**Goal**. Take the data below and copy exactly the lines starting at the one with "Write a Python" and finishing at the one with "type1_y = [1, 1, -1, -1]", both included.

[Records contained in a dataset]
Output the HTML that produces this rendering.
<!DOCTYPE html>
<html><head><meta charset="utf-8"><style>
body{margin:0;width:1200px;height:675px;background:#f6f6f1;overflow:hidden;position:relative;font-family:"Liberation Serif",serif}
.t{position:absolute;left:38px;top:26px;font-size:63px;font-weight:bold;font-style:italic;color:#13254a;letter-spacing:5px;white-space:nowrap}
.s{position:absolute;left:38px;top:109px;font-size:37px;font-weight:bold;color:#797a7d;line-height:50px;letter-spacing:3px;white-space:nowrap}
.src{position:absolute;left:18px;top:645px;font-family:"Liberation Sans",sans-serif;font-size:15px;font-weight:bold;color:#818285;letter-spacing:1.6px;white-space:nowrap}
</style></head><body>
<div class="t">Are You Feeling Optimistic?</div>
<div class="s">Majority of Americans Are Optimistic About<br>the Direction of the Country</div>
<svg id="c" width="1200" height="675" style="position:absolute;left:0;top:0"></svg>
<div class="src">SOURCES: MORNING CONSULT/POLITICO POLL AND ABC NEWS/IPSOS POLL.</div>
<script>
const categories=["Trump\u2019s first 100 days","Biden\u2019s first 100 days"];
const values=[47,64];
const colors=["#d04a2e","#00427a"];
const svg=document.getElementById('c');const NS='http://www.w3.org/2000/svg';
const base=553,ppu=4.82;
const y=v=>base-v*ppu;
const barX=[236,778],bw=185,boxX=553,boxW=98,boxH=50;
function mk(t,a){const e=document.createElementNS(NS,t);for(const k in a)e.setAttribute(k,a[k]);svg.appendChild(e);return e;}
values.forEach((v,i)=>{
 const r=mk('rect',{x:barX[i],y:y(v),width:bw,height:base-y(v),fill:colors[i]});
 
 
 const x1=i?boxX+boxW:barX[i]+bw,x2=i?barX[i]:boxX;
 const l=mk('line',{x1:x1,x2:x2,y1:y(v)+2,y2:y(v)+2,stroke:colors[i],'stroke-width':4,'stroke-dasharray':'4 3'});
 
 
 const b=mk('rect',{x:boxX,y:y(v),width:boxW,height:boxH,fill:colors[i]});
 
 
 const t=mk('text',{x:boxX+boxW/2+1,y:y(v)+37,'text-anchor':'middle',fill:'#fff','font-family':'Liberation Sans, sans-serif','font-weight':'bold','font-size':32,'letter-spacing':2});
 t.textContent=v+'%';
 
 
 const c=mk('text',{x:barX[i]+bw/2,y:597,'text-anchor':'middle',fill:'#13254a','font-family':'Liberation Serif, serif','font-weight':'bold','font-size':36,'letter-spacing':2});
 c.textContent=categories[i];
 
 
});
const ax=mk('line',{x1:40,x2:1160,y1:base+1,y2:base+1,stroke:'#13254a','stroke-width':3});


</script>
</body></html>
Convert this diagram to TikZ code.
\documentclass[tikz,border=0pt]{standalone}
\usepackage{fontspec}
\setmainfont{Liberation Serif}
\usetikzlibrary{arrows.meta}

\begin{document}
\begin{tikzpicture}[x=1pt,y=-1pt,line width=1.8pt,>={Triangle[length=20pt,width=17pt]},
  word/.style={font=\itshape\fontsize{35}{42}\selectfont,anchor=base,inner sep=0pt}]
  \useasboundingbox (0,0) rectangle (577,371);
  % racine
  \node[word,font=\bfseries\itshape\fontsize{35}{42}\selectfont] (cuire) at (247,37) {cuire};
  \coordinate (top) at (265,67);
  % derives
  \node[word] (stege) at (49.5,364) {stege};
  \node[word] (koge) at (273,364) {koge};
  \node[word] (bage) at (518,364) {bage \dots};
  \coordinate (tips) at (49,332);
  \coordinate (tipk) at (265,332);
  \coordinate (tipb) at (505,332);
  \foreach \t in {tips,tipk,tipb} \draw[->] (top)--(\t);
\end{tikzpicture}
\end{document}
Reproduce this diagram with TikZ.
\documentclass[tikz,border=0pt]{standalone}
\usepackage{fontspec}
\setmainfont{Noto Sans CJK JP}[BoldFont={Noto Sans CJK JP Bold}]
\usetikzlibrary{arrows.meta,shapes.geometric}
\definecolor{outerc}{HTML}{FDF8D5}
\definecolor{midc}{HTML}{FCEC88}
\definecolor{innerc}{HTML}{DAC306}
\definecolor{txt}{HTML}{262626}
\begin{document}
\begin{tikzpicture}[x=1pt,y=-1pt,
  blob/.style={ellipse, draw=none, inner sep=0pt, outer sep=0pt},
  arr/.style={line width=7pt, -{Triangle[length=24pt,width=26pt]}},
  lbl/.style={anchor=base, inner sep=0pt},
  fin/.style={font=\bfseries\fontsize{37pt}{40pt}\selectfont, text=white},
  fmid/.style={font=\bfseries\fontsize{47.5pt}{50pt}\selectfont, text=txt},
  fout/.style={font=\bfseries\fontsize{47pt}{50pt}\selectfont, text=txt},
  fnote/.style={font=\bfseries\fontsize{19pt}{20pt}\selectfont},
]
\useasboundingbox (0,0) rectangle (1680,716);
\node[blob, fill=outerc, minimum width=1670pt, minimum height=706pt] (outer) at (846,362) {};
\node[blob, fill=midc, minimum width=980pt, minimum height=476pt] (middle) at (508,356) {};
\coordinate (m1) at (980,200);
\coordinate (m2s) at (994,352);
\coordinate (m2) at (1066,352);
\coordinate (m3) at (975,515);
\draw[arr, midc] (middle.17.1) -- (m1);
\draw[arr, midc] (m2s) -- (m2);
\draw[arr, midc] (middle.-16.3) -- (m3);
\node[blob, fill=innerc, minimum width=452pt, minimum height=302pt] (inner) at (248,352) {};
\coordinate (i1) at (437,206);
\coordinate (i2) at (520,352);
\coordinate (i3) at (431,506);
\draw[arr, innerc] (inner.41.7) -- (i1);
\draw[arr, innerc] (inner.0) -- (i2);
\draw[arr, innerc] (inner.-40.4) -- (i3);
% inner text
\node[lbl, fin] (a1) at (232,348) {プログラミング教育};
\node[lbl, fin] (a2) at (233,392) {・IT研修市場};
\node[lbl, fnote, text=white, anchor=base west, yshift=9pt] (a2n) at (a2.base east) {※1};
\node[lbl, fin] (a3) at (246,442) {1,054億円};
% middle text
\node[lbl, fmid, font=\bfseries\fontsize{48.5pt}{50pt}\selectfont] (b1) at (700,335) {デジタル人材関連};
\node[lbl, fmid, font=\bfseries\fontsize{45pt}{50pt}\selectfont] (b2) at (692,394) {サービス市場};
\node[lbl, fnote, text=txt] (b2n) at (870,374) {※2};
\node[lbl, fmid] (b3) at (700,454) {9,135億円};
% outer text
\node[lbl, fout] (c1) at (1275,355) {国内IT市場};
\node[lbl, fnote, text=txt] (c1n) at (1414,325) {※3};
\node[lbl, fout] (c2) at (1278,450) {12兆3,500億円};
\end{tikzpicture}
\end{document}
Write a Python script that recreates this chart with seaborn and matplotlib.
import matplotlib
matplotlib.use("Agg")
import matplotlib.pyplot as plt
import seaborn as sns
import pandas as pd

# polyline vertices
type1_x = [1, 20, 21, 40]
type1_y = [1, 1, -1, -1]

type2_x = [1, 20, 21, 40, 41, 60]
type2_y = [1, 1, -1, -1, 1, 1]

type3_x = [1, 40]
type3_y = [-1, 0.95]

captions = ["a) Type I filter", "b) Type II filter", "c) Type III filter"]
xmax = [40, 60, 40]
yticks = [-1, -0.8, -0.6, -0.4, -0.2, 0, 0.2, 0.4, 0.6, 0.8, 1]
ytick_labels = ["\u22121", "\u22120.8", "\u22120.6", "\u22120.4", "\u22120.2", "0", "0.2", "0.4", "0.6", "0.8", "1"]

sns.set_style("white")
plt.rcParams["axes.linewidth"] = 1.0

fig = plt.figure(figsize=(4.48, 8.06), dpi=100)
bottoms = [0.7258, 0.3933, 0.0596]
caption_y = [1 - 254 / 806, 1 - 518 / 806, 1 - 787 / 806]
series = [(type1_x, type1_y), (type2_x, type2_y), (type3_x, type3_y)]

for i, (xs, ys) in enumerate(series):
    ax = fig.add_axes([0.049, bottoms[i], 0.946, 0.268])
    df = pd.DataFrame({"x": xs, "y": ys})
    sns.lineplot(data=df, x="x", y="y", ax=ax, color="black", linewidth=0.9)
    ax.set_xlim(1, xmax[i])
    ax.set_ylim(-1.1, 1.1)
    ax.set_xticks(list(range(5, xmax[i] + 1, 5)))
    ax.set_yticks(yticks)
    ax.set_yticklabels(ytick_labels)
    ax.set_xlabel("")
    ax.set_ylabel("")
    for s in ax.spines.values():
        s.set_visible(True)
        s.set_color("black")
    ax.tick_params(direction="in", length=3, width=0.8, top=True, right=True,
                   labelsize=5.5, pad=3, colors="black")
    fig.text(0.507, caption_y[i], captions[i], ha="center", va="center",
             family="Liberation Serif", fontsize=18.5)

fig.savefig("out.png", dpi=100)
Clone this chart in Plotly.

**Result of this exercise**.
Write a Python script that recreates this chart with seaborn and matplotlib.
import matplotlib
matplotlib.use("Agg")
import matplotlib.pyplot as plt
import seaborn as sns
import pandas as pd

# polyline vertices
type1_x = [1, 20, 21, 40]
type1_y = [1, 1, -1, -1]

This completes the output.